● **Job**:
Copy each line below that includes "document".

● **Information provided**:
=-=-=
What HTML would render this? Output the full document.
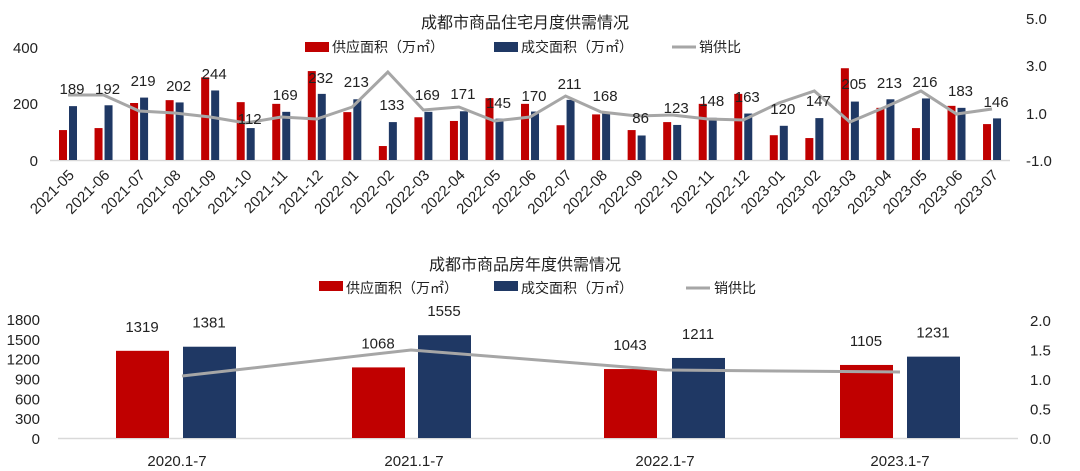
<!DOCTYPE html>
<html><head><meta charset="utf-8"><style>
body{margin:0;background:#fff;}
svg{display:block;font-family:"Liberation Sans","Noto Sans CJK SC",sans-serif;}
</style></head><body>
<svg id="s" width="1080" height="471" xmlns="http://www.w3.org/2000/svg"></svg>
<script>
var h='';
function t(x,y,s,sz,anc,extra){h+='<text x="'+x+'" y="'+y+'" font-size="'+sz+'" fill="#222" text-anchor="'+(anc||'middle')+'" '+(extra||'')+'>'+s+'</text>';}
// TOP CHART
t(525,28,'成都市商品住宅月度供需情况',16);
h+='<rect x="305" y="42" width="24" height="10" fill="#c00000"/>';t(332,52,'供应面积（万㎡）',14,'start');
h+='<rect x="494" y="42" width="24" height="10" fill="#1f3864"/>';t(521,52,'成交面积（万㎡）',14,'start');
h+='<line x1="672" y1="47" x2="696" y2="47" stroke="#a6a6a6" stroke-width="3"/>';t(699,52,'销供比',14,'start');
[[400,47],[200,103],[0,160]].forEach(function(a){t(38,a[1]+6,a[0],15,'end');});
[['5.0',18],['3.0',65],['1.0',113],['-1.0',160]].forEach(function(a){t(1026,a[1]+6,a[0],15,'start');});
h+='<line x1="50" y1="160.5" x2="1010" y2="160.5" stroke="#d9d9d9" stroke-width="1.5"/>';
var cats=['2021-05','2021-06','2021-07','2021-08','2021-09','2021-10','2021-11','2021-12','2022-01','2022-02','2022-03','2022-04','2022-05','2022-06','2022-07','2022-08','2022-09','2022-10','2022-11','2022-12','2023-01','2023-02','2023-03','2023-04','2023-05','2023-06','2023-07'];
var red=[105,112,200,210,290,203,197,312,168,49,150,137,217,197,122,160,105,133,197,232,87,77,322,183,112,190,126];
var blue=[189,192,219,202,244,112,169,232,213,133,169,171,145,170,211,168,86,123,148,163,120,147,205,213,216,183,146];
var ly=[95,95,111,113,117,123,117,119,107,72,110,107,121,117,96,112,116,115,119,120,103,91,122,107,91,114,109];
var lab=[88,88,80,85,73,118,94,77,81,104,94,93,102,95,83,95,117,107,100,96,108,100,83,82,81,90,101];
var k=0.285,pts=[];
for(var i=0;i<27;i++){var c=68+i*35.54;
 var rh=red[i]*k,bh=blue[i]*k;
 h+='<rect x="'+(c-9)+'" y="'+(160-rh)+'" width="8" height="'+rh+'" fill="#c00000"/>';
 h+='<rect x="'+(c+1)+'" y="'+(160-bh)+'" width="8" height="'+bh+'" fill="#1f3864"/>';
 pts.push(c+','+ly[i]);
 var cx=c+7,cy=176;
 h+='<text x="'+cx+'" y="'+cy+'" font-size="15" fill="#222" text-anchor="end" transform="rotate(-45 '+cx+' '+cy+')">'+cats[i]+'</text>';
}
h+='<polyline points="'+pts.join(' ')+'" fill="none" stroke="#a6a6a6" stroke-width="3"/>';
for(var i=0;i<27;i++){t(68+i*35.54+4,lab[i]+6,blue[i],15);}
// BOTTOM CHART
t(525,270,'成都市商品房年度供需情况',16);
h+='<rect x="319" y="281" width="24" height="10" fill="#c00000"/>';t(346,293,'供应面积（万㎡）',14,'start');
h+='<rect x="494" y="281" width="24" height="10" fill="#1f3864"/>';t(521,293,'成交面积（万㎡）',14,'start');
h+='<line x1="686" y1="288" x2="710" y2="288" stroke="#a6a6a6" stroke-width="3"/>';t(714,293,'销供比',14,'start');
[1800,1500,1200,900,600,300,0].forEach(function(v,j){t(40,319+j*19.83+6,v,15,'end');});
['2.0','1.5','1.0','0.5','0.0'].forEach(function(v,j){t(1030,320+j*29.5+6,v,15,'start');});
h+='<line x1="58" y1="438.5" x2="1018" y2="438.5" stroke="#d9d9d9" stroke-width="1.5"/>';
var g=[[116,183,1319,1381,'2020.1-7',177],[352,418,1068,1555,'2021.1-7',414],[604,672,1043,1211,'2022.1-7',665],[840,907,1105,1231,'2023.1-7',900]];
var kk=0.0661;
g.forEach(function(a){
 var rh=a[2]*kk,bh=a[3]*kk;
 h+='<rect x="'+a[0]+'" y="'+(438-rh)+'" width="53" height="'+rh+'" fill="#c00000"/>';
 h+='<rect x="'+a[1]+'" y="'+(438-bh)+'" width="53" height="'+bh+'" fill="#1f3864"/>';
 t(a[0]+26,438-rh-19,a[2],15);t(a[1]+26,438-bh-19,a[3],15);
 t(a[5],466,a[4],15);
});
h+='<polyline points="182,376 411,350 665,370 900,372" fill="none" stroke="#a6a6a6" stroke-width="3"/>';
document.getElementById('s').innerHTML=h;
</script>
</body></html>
=-=-=
● **Complete response**:
What HTML would render this? Output the full document.
document.getElementById('s').innerHTML=h;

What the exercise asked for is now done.